What to work on: Only the lines from the top of the listing below to the line that has "import * as echarts" should be echoed, with both ends kept and pictures left out.

─── Provided data ───

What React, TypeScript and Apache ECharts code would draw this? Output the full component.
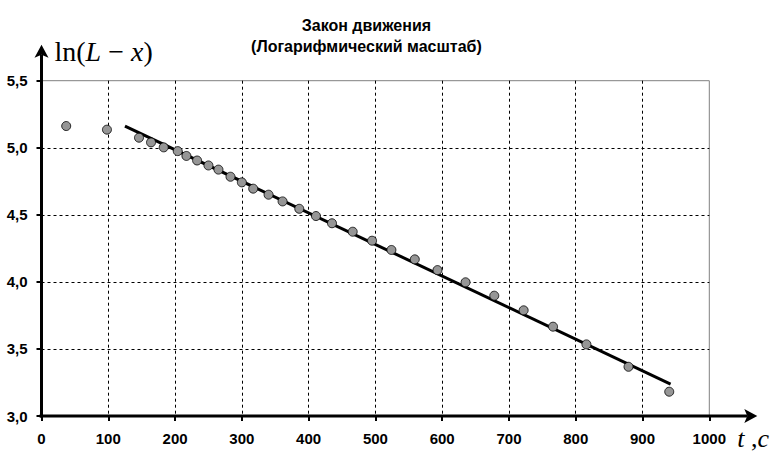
import React, { useEffect, useRef } from "react";
import * as echarts from "echarts";

const timeValues = [37, 98, 146, 164, 183, 204, 217, 233, 250, 265, 283, 300, 317, 340, 361, 386, 411, 435, 466, 495, 524, 559, 593, 635, 678, 722, 766, 816, 879, 940];
const lnValues = [5.162, 5.135, 5.075, 5.04, 5.003, 4.975, 4.939, 4.905, 4.868, 4.837, 4.784, 4.742, 4.695, 4.65, 4.6, 4.545, 4.491, 4.437, 4.374, 4.307, 4.238, 4.168, 4.088, 3.997, 3.897, 3.788, 3.666, 3.534, 3.367, 3.181];
const trendT = [125, 942];
const trendY = [5.162, 3.238];
const xTicks = { min: 0, max: 1000, interval: 100 };
const yTicks = { min: 3, max: 5.5, interval: 0.5 };
const titleLines = ["Закон движения", "(Логарифмический масштаб)"];

const SANS = "'Liberation Sans', Arial, sans-serif";
const SERIF = "'Liberation Serif', 'Times New Roman', serif";

export default function App() {
  const ref = useRef<HTMLDivElement>(null);
  useEffect(() => {
    if (!ref.current) return;
    const chart = echarts.init(ref.current, null, { renderer: "svg" });
    const scatterData = timeValues.map((t, i) => [t, lnValues[i]]);
    const trendData = trendT.map((t, i) => [t, trendY[i]]);
    chart.setOption({
      animation: false,
      backgroundColor: "#ffffff",
      grid: {
        left: 41.5,
        right: 68.7,
        top: 80.7,
        bottom: 43,
        show: true,
        borderColor: "#808080",
        borderWidth: 1,
        backgroundColor: "transparent",
      },
      xAxis: {
        type: "value",
        min: xTicks.min,
        max: xTicks.max,
        interval: xTicks.interval,
        axisLine: { show: false },
        axisTick: { show: true, length: 5, lineStyle: { color: "#000", width: 2 } },
        axisLabel: {
          color: "#000",
          fontFamily: SANS,
          fontWeight: "bold",
          fontSize: 15,
          margin: 15,
          formatter: (v: number) => String(v),
        },
        splitLine: {
          show: true,
          showMinLine: false,
          showMaxLine: false,
          lineStyle: { color: "#000", width: 1, type: [3, 3] },
        },
      },
      yAxis: {
        type: "value",
        min: yTicks.min,
        max: yTicks.max,
        interval: yTicks.interval,
        axisLine: { show: false },
        axisTick: { show: true, length: 5, lineStyle: { color: "#000", width: 2 } },
        axisLabel: {
          color: "#000",
          fontFamily: SANS,
          fontWeight: "bold",
          fontSize: 15,
          margin: 14,
          formatter: (v: number) => v.toFixed(1).replace(".", ","),
        },
        splitLine: {
          show: true,
          showMinLine: false,
          showMaxLine: false,
          lineStyle: { color: "#000", width: 1, type: [3, 3] },
        },
      },
      series: [
        {
          type: "line",
          data: trendData,
          showSymbol: false,
          symbol: "none",
          lineStyle: { color: "#000", width: 3 },
          z: 3,
        },
        {
          type: "scatter",
          data: scatterData,
          symbol: "circle",
          symbolSize: 9,
          itemStyle: { color: "#969696", borderColor: "#000", borderWidth: 0.8, opacity: 1 },
          z: 4,
        },
      ],
    });

    const o = chart.convertToPixel({ xAxisIndex: 0, yAxisIndex: 0 }, [xTicks.min, yTicks.min]) as number[];
    const xe = chart.convertToPixel({ xAxisIndex: 0, yAxisIndex: 0 }, [xTicks.max, yTicks.min]) as number[];
    const ye = chart.convertToPixel({ xAxisIndex: 0, yAxisIndex: 0 }, [xTicks.min, yTicks.max]) as number[];
    const xTip = xe[0] + 48;
    const yTip = ye[1] - 36;
    const plotCenter = (o[0] + xe[0]) / 2;

    chart.setOption({
      graphic: [
        {
          type: "line",
          shape: { x1: o[0] - 2, y1: o[1], x2: xTip - 10, y2: o[1] },
          style: { stroke: "#000", lineWidth: 3 },
          z: 10,
        },
        {
          type: "polygon",
          shape: { points: [[xTip, o[1]], [xTip - 13, o[1] - 7], [xTip - 10, o[1]], [xTip - 13, o[1] + 7]] },
          style: { fill: "#000" },
          z: 10,
        },
        {
          type: "line",
          shape: { x1: o[0], y1: o[1] + 1.5, x2: o[0], y2: yTip + 10 },
          style: { stroke: "#000", lineWidth: 3 },
          z: 10,
        },
        {
          type: "polygon",
          shape: { points: [[o[0], yTip], [o[0] - 7, yTip + 13], [o[0], yTip + 10], [o[0] + 7, yTip + 13]] },
          style: { fill: "#000" },
          z: 10,
        },
        {
          type: "text",
          x: o[0] + 13,
          y: yTip + 7,
          style: {
            text: "{n|ln(}{i|L}{n| − }{i|x}{n|)}",
            textVerticalAlign: "middle",
            rich: {
              n: { fontFamily: SERIF, fontSize: 28, fontStyle: "normal", fill: "#000" },
              i: { fontFamily: SERIF, fontSize: 28, fontStyle: "italic", fill: "#000" },
            },
          },
          z: 10,
        },
        {
          type: "text",
          x: xe[0] + 28,
          y: o[1] + 22,
          style: {
            text: "{i|t}{n| ,}{i|c}",
            textVerticalAlign: "middle",
            rich: {
              n: { fontFamily: SERIF, fontSize: 26, fontStyle: "normal", fill: "#000" },
              i: { fontFamily: SERIF, fontSize: 26, fontStyle: "italic", fill: "#000" },
            },
          },
          z: 10,
        },
        {
          type: "text",
          x: plotCenter - 9,
          y: 15,
          style: {
            text: titleLines.join("\n"),
            textAlign: "center",
            textVerticalAlign: "top",
            fontFamily: SANS,
            fontWeight: "bold",
            fontSize: 16,
            lineHeight: 21,
            fill: "#000",
          },
          z: 10,
        },
      ],
    });

    return () => chart.dispose();
  }, []);
  return (
    <div
      ref={ref}
      style={{ position: "absolute", left: 0, top: 0, width: 778, height: 459 }}
    />
  );
}
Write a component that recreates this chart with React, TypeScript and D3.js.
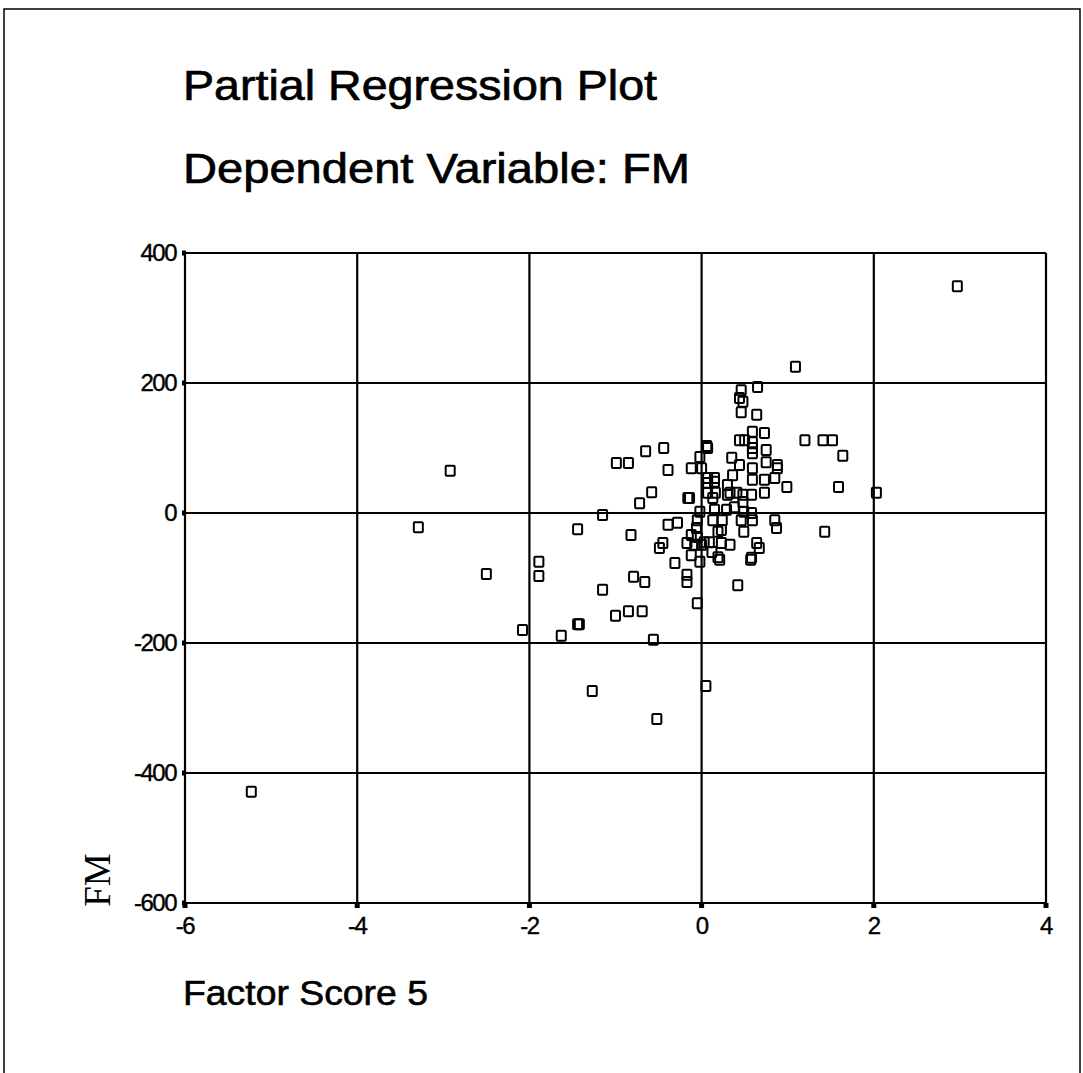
import React from "react";
import * as d3 from "d3";

const xTicks = [-6, -4, -2, 0, 2, 4];
const yTicks = [400, 200, 0, -200, -400, -600];
const title1 = "Partial Regression Plot";
const title2 = "Dependent Variable: FM";
const xLabel = "Factor Score 5";
const yLabel = "FM";

const factorScore = [
  2.97, 1.09, 0.65, 0.46, 0.44, 0.48, 0.46, 0.64, 0.59, 0.73,
  0.44, 0.5, 0.59, 0.59, 0.59, 0.75, 0.35, 0.44, 0.75, 0.88,
  1.2, 1.41, 1.52, 1.64, 1.59, 2.03, 1.43, 0.06, 0.07, -0.02,
  -0.12, 0.0, -0.39, -0.65, -0.44, -0.99, -0.85, -0.58, -0.72, -1.15,
  -0.16, -0.14, 0.07, 0.15, 0.07, 0.13, 0.3, 0.36, 0.33, 0.41,
  0.48, 0.58, 0.48, 0.49, 0.58, 0.46, 0.59, 0.49, 0.64, 0.67,
  0.58, 0.38, 0.85, 0.87, 0.73, 0.85, 0.99, 0.73, 0.59, 0.59,
  0.88, 0.3, -0.02, 0.15, 0.13, 0.29, 0.24, -0.39, -0.28, -0.06,
  -0.05, -0.12, -0.17, -0.45, -0.49, -0.08, 0.0, 0.09, 0.19, 0.23,
  0.33, -0.12, -0.02, 0.12, 0.19, 0.21, -0.31, -0.82, -0.79, -0.66,
  -1.15, -0.17, -0.17, 0.42, -0.05, -2.92, -3.29, -2.5, -1.89, -1.89,
  -1.44, -2.08, -1.63, -1.44, -1.42, -1.0, -0.85, -0.69, -0.56, -1.27,
  -0.52, 0.05, -5.23, 0.23, 0.03, 0.16, 0.07, 0.15, -0.05, 0.57
];

const fm = [
  349, 225, 194, 189, 177, 171, 155, 151, 125, 123,
  112, 112, 109, 100, 92, 97, 85, 74, 78, 74,
  112, 112, 112, 88, 40, 31, -29, 103, 100, 86,
  69, 69, 66, 95, 100, 77, 77, 32, 15, -3,
  23, 23, 54, 54, 31, 23, 43, 58, 31, 31,
  28, 28, 17, 2, 0, -11, -11, -29, -46, -54,
  -69, 9, -11, -23, 51, 54, 40, 31, 51, 69,
  69, 28, 2, 5, -11, 5, -11, -18, -15, -23,
  -37, -34, -46, -46, -54, -49, -49, -45, -29, -46,
  -49, -65, -75, -60, -68, -72, -77, -34, -98, -106,
  -118, -95, -106, -111, -139, 65, -22, -94, -75, -97,
  -25, -180, -189, -171, -171, -158, -151, -151, -195, -274,
  -317, -266, -429, -26, -45, 31, 46, 48, -11, -72
];

export default function App() {
  const W = 1083;
  const H = 1073;
  const left = 185, right = 1046, top = 253, bottom = 903;
  const x = d3.scaleLinear().domain([-6, 4]).range([left, right]);
  const y = d3.scaleLinear().domain([-600, 400]).range([bottom, top]);
  const pts = factorScore.map((v, i) => ({ x: v, y: fm[i] }));
  const font = "'Liberation Sans', Arial, sans-serif";
  return (
    <div style={{ position: "absolute", left: 0, top: 0 }}>
      <svg width={W} height={H} style={{ display: "block", background: "#fff" }}>
        <rect x={4} y={9} width={1076} height={1080} fill="none" stroke="#000" strokeWidth={1.5} />
        <text x={183} y={100} fontFamily={font} fontSize={42} stroke="#000" strokeWidth={0.7} textLength={474} lengthAdjust="spacingAndGlyphs">{title1}</text>
        <text x={183} y={183} fontFamily={font} fontSize={42} stroke="#000" strokeWidth={0.7} textLength={507} lengthAdjust="spacingAndGlyphs">{title2}</text>
        <text x={183} y={1005} fontFamily={font} fontSize={35} stroke="#000" strokeWidth={0.6} textLength={245} lengthAdjust="spacingAndGlyphs">{xLabel}</text>
        <text transform={`translate(110,880) rotate(-90)`} textAnchor="middle" fontFamily="'Liberation Serif', 'Times New Roman', serif" fontSize={37}>{yLabel}</text>
        {xTicks.map((t) => (
          <line key={"gx" + t} x1={x(t)} x2={x(t)} y1={top} y2={bottom} stroke="#000" strokeWidth={2.2} />
        ))}
        {yTicks.map((t) => (
          <line key={"gy" + t} x1={left} x2={right} y1={y(t)} y2={y(t)} stroke="#000" strokeWidth={2.2} />
        ))}
        {yTicks.map((t) => (
          <rect key={"ty" + t} x={left - 3} y={y(t) - 2.5} width={4} height={5} fill="#000" />
        ))}
        {xTicks.map((t) => (
          <rect key={"tx" + t} x={x(t) - 2.5} y={bottom} width={5} height={5} fill="#000" />
        ))}
        {yTicks.map((t) => (
          <text key={"ly" + t} x={left - 9} y={y(t) + 8} textAnchor="end" fontFamily={font} fontSize={24} letterSpacing={-1.5} stroke="#000" strokeWidth={0.4}>{t}</text>
        ))}
        {xTicks.map((t) => (
          <text key={"lx" + t} x={x(t)} y={934} textAnchor="middle" fontFamily={font} fontSize={24} letterSpacing={-1.5} stroke="#000" strokeWidth={0.4}>{t}</text>
        ))}
        {pts.map((p, i) => (
          <rect key={i} x={x(p.x) - 4.5} y={y(p.y) - 5} width={9} height={10} rx={1} fill="none" stroke="#000" strokeWidth={2} />
        ))}
      </svg>
    </div>
  );
}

───

Completed task:
What React, TypeScript and Apache ECharts code would draw this? Output the full component.
import React, { useEffect, useRef } from "react";
import * as echarts from "echarts";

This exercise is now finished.